Regional Inversion Shows Promise in Capturing Extreme‐Event‐Driven CO2 Flux Anomalies but Is Limited by Atmospheric CO2 Observational Coverage

Abstract

AbstractExtreme climate events are becoming more frequent, with poorly understood implications for carbon sequestration by terrestrial ecosystems. A better understanding will critically depend on accurate and precise quantification of ecosystems responses to these events. Taking the 2019 US Midwest floods as a case study, we investigate current capabilities for tracking regional flux anomalies with “top‐down” inversion analyses that assimilate atmospheric CO2 observations. For this analysis, we develop a regionally nested version of the NASA Carbon Monitoring System‐Flux system for North America (CMS‐Flux‐NA) that allows high resolution atmospheric transport (0.5° × 0.625°). Relative to a 2018 baseline, we find the 2019 US Midwest growing season net carbon uptake is reduced by 11–57 TgC (3%–16%, range across assimilated CO2 data sets).

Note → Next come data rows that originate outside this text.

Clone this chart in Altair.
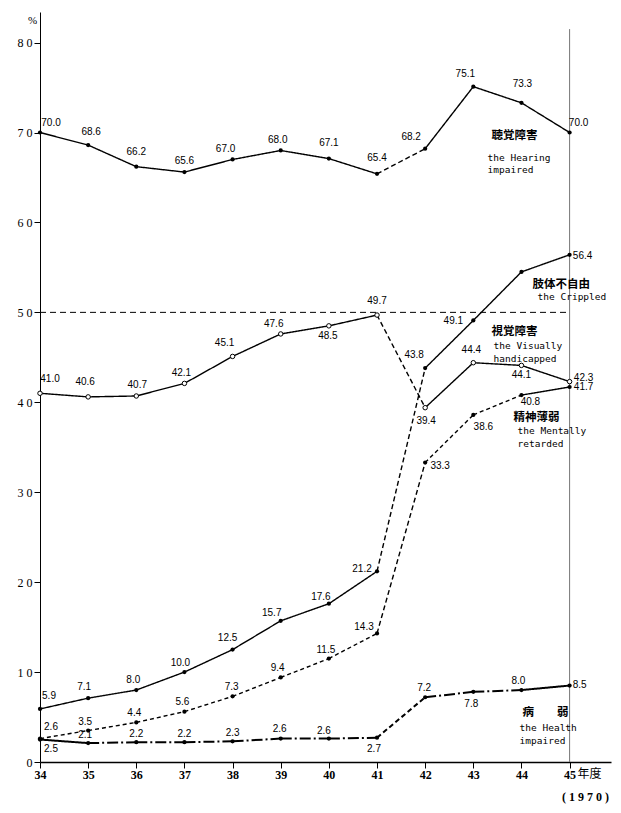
import altair as alt
import pandas as pd

# ---- data ----
years = [34, 35, 36, 37, 38, 39, 40, 41, 42, 43, 44, 45]
hearing = [70.0, 68.6, 66.2, 65.6, 67.0, 68.0, 67.1, 65.4, 68.2, 75.1, 73.3, 70.0]
visual = [41.0, 40.6, 40.7, 42.1, 45.1, 47.6, 48.5, 49.7, 39.4, 44.4, 44.1, 42.3]
crippled = [5.9, 7.1, 8.0, 10.0, 12.5, 15.7, 17.6, 21.2, 43.8, 49.1, 54.5, 56.4]
mental = [2.6, 3.5, 4.4, 5.6, 7.3, 9.4, 11.5, 14.3, 33.3, 38.6, 40.8, 41.7]
health = [2.5, 2.1, 2.2, 2.2, 2.3, 2.6, 2.6, 2.7, 7.2, 7.8, 8.0, 8.5]
crippled_labelled = [True] * 10 + [False, True]

# ---- styles (segment dash styles, label offsets in px) ----
st_main = ["s"] * 7 + ["d"] + ["s"] * 3
st_mental = ["m"] * 7 + ["d"] + ["m"] * 2 + ["s"]
st_health = ["s"] + ["dd"] * 6 + ["d"] + ["dd"] * 2 + ["s"]

off_hearing = [(11, -10), (3, -13), (0, -15), (0, -11), (-7, -10), (-3, -10),
               (0, -16), (0, -16), (-14, -12), (-8, -13), (1, -19), (9, -10)]
off_visual = [(10, -14), (-3, -15), (1, -11), (-3, -10), (-8, -13), (-7, -10),
              (-1, 10), (0, -14), (1, 13), (-2, -13), (0, 10), (14, -4)]
off_crippled = [(9, -13), (-4, -11), (-3, -10), (-4, -9), (-5, -12), (-9, -8),
                (-8, -7), (-15, -2), (-11, -13), (-20, 1), (0, 0), (13, 1)]
off_mental = [(11, -12), (-3, -9), (-2, -9), (-2, -10), (-1, -9), (-3, -9),
              (-3, -9), (-13, -6), (15, 3), (10, 12), (9, 7), (14, 0)]
off_health = [(11, 9), (-3, -8), (0, -8), (0, -8), (0, -8), (-1, -10),
              (-5, -8), (-3, 11), (-1, -9), (-2, 12), (-3, -9), (10, -1)]

# annotations anchored at each series' last point (x=45): text, series, dx, dy, kind
annotations = [
    ("聴覚障害", "hearing", -78, 3, "jp"),
    ("the Hearing", "hearing", -82, 25, "en"),
    ("impaired", "hearing", -82, 37, "en"),
    ("肢体不自由", "crippled", -37, 30, "jp"),
    ("the Crippled", "crippled", -32, 42, "en"),
    ("視覚障害", "visual", -78, -50, "jp"),
    ("the Visually", "visual", -76, -36, "en"),
    ("handicapped", "visual", -76, -23, "en"),
    ("精神薄弱", "mental", -56, 31, "jp"),
    ("the Mentally", "mental", -52, 44, "en"),
    ("retarded", "mental", -52, 57, "en"),
    ("病　　弱", "health", -47, 27, "jp"),
    ("the Health", "health", -50, 42, "en"),
    ("impaired", "health", -50, 55, "en"),
]

series = {
    "hearing": (hearing, st_main, off_hearing, True),
    "visual": (visual, st_main, off_visual, False),
    "crippled": (crippled, st_main, off_crippled, True),
    "mental": (mental, st_mental, off_mental, True),
    "health": (health, st_health, off_health, True),
}

# ---- scales / axes ----
W, H = 571, 750
XDOM = [34, 45.86]
YDOM = [0, 83.4]
PX_X = W / (XDOM[1] - XDOM[0])   # pixels per year
PX_Y = H / (YDOM[1] - YDOM[0])   # pixels per percent

xscale = alt.Scale(domain=XDOM, nice=False, zero=False)
yscale = alt.Scale(domain=YDOM, nice=False, zero=True)

xaxis = alt.Axis(values=years, title="", tickSize=6, labelPadding=1,
                 labelFont="Liberation Serif", labelFontSize=12, labelFontWeight="bold",
                 labelColor="black", domainColor="black", tickColor="black",
                 domainWidth=1.3, tickWidth=1, grid=False, labelFlush=False)
yaxis = alt.Axis(values=[0, 10, 20, 30, 40, 50, 60, 70, 80], title="%", titleAngle=0,
                 titleX=-8, titleY=8, titleFontSize=11, titleFont="Liberation Serif",
                 titleFontWeight="normal", titleAlign="center", titleBaseline="middle",
                 titleColor="black",
                 labelExpr="datum.value == 0 ? '0' : (datum.value / 10) + ' 0'",
                 labelFont="Liberation Serif", labelFontSize=12, labelColor="black",
                 tickSize=6, labelPadding=2, grid=False, domainColor="black",
                 tickColor="black", domainWidth=1, labelFlush=False)


def X(field="year"):
    return alt.X(f"{field}:Q", scale=xscale, axis=xaxis)


def Y(field="value"):
    return alt.Y(f"{field}:Q", scale=yscale, axis=yaxis)


def place(df):
    # shift label anchors by their pixel offsets, converted through the scale units
    df = df.copy()
    df["lx"] = df["year"] + df["dx"] / PX_X
    df["ly"] = df["value"] - df["dy"] / PX_Y
    return df


dash_scale = alt.Scale(domain=["s", "d", "m", "dd"],
                       range=[[1, 0], [5, 3], [4, 3], [11, 3, 2, 3]])

layers = []

# reference lines
layers.append(alt.Chart().mark_rule(color="#777777", strokeWidth=1).encode(
    x=alt.X(datum=45, scale=xscale, axis=xaxis),
    y=alt.Y(datum=0, scale=yscale, axis=yaxis), y2=alt.datum(81.5)))
layers.append(alt.Chart().mark_rule(color="black", strokeWidth=1, strokeDash=[6, 4]).encode(
    x=alt.X(datum=34, scale=xscale, axis=xaxis), x2=alt.datum(45),
    y=alt.Y(datum=50, scale=yscale, axis=yaxis)))

for name, (vals, styles, offs, filled) in series.items():
    seg_rows = []
    for i in range(len(vals) - 1):
        for j in (i, i + 1):
            seg_rows.append({"year": years[j], "value": vals[j],
                             "seg": f"{name}{i}", "style": styles[i]})
    seg_df = pd.DataFrame(seg_rows)
    width = 2.0 if name == "health" else 1.4
    layers.append(alt.Chart(seg_df).mark_line(color="black", strokeWidth=width).encode(
        X(), Y(), detail="seg:N",
        strokeDash=alt.StrokeDash("style:N", scale=dash_scale, legend=None)))

    pts = pd.DataFrame({"year": years, "value": vals})
    if filled:
        layers.append(alt.Chart(pts).mark_circle(color="black", size=18, opacity=1).encode(X(), Y()))
    else:
        layers.append(alt.Chart(pts).mark_point(shape="circle", filled=False, fill="white",
                                                color="black", size=20, strokeWidth=1,
                                                opacity=1).encode(X(), Y()))

    lab_rows = []
    for k, v in enumerate(vals):
        if name == "crippled" and not crippled_labelled[k]:
            continue
        lab_rows.append({"year": years[k], "value": v, "label": f"{v:.1f}",
                         "dx": offs[k][0], "dy": offs[k][1]})
    lab_df = place(pd.DataFrame(lab_rows))
    layers.append(alt.Chart(lab_df).mark_text(font="Liberation Sans", fontSize=10,
                                              color="black", align="center",
                                              baseline="middle").encode(
        X("lx"), Y("ly"), text="label:N"))

# series name annotations
ann_rows = []
for text, sname, dx, dy, kind in annotations:
    ann_rows.append({"year": 45, "value": series[sname][0][-1], "text": text,
                     "dx": dx, "dy": dy, "kind": kind})
ann_df = place(pd.DataFrame(ann_rows))
layers.append(alt.Chart(ann_df[ann_df["kind"] == "jp"]).mark_text(
    font="Noto Sans CJK JP", fontSize=11.5, fontWeight="bold", color="black",
    align="left", baseline="middle").encode(X("lx"), Y("ly"), text="text:N"))
layers.append(alt.Chart(ann_df[ann_df["kind"] == "en"]).mark_text(
    font="DejaVu Sans Mono", fontSize=9.5, color="black",
    align="left", baseline="middle").encode(X("lx"), Y("ly"), text="text:N"))

# x-axis suffix texts
layers.append(alt.Chart().mark_text(font="Noto Sans CJK JP", fontSize=12, color="black",
                                    align="left", baseline="middle", dx=8, dy=12).encode(
    x=alt.X(datum=45, scale=xscale, axis=xaxis), y=alt.Y(datum=0, scale=yscale, axis=yaxis),
    text=alt.value("年度")))
layers.append(alt.Chart().mark_text(font="Liberation Serif", fontSize=12, fontWeight="bold",
                                    color="black", align="center", baseline="middle",
                                    dx=16, dy=35).encode(
    x=alt.X(datum=45, scale=xscale, axis=xaxis), y=alt.Y(datum=0, scale=yscale, axis=yaxis),
    text=alt.value("( 1 9 7 0 )")))

chart = alt.layer(*layers).properties(
    width=W, height=H,
    padding={"left": 32, "top": 4, "right": 2, "bottom": 43},
    autosize=alt.AutoSizeParams(type="none"),
    background="white",
).configure_view(strokeWidth=0)

chart.save("out.html", embed_options={"renderer": "svg", "actions": False})
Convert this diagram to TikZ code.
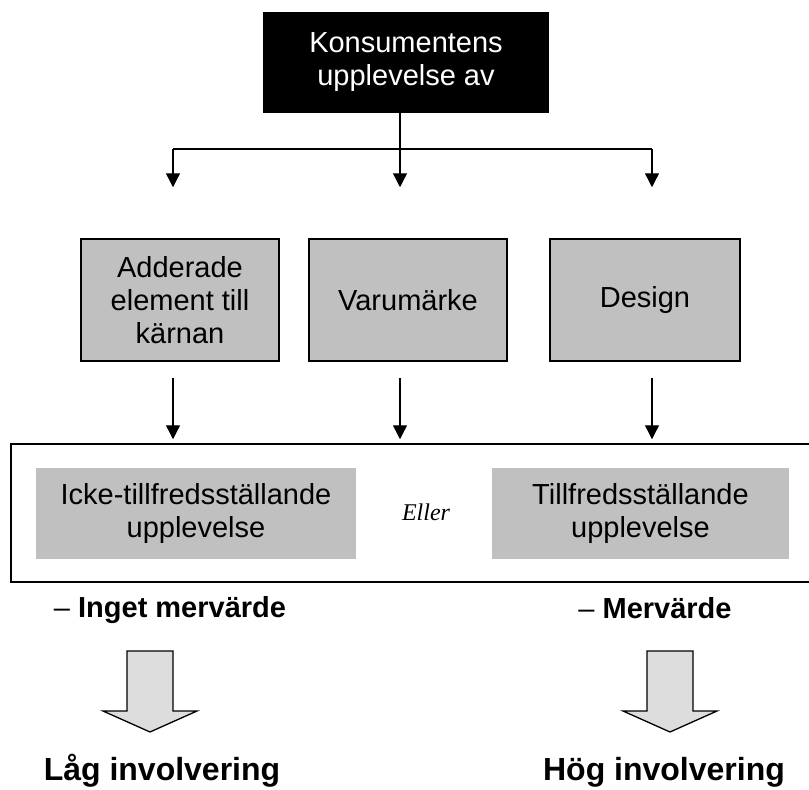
\documentclass[tikz,border=0pt]{standalone}
\usepackage{fontspec}
\setmainfont{Liberation Sans}
\newfontfamily\serifit{Liberation Serif}
\usetikzlibrary{arrows.meta,positioning,calc}
\definecolor{boxgray}{RGB}{192,192,192}
\definecolor{arrowgray}{RGB}{221,221,221}
\begin{document}
\begin{tikzpicture}[x=1pt,y=-1pt,>={Triangle[width=14pt,length=14pt]},
	txt/.style={font=\fontsize{29}{33}\selectfont,align=center,inner sep=0pt},
	graybox/.style={txt,draw,line width=1.5pt,fill=boxgray,minimum width=198pt,minimum height=122pt},
	outcome/.style={txt,fill=boxgray,minimum height=91pt},
	conn/.style={line width=1.3pt},
	blockarrow/.style={draw,line width=1.3pt,fill=arrowgray,line join=miter},
	verdict/.style={font=\bfseries\fontsize{29}{33}\selectfont,anchor=base},
	involve/.style={font=\bfseries\fontsize{32}{36}\selectfont,anchor=base}]
		\clip (0,0) rectangle (809,790);
		\node[txt,fill=black,text=white,minimum width=286pt,minimum height=101pt] (cons) at (406,62.5) {Konsumentens\\upplevelse av};
		\node[graybox] (add) at (180,300) {Adderade\\element till\\kärnan};
		\node[graybox] (brand) at (408,300) {Varumärke};
		\node[graybox,minimum width=190pt] (design) at (645,300) {Design};
		\node[draw,line width=1.5pt,minimum width=800pt,minimum height=138pt] (frame) at (411,513) {};
		\node[outcome,minimum width=320pt] (neg) at (196,513) {Icke-tillfredsställande\\upplevelse};
		\node[outcome,minimum width=297pt] (pos) at (640.5,513) {Tillfredsställande\\upplevelse};
		\node[font=\serifit\itshape\fontsize{24}{28}\selectfont] (eller) at (426,512) {Eller};
		% bus from the top box
		\coordinate (bus) at (400,149);
		\coordinate (busl) at (173,149);
		\coordinate (busr) at (652,149);
		\draw[conn] (cons.south -| bus) -- (bus);
		\draw[conn] (busl) -- (busr);
		\draw[conn,->,shorten >=51pt] (busl) -- (busl |- add.north);
		\draw[conn,->,shorten >=51pt] (bus) -- (bus |- brand.north);
		\draw[conn,->,shorten >=51pt] (busr) -- (busr |- design.north);
		% down into the frame
		\draw[conn,->,shorten <=16pt,shorten >=4pt] (busl |- add.south) -- (busl |- frame.north);
		\draw[conn,->,shorten <=16pt,shorten >=4pt] (bus |- brand.south) -- (bus |- frame.north);
		\draw[conn,->,shorten <=16pt,shorten >=4pt] (busr |- design.south) -- (busr |- frame.north);
		\node[verdict] (noval) at (170,617) {{\mdseries –} Inget mervärde};
		\node[verdict] (val) at (655,618) {{\mdseries –} Mervärde};
		% block arrows
		\coordinate (lowtip) at (150,732);
		\coordinate (hightip) at (670,732);
		\draw[blockarrow] (lowtip) -- ++(-47,-21) -- ++(24,0) -- ++(0,-60) -- ++(46,0) -- ++(0,60) -- ++(24,0) -- cycle;
		\draw[blockarrow] (hightip) -- ++(-47,-21) -- ++(24,0) -- ++(0,-60) -- ++(46,0) -- ++(0,60) -- ++(24,0) -- cycle;
		\node[involve] (low) at (162,780) {Låg involvering};
		\node[involve] (high) at (664,780) {Hög involvering};
\end{tikzpicture}
\end{document}
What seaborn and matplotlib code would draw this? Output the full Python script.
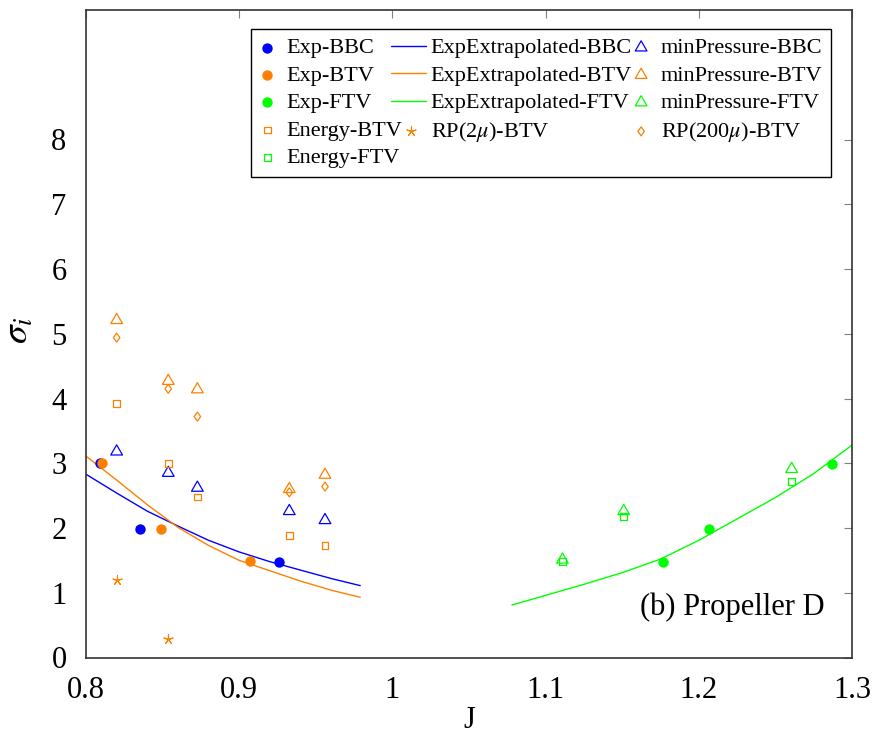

These estimates are found to be consistent with independent “bottom‐up” estimates of carbon uptake based on vegetation remote sensing (15–78 TgC). We then investigate current limitations in tracking regional carbon budgets using “top‐down” methods. In a set of observing system simulation experiments, we show that the ability of atmospheric CO2 inversions to capture regional carbon flux anomalies is still limited by observational coverage gaps for both in situ and satellite observations. Future space‐based missions that allow for daily observational coverage across North America would largely mitigate these observational gaps, allowing for improved top‐down estimates of ecosystem responses to extreme climate events.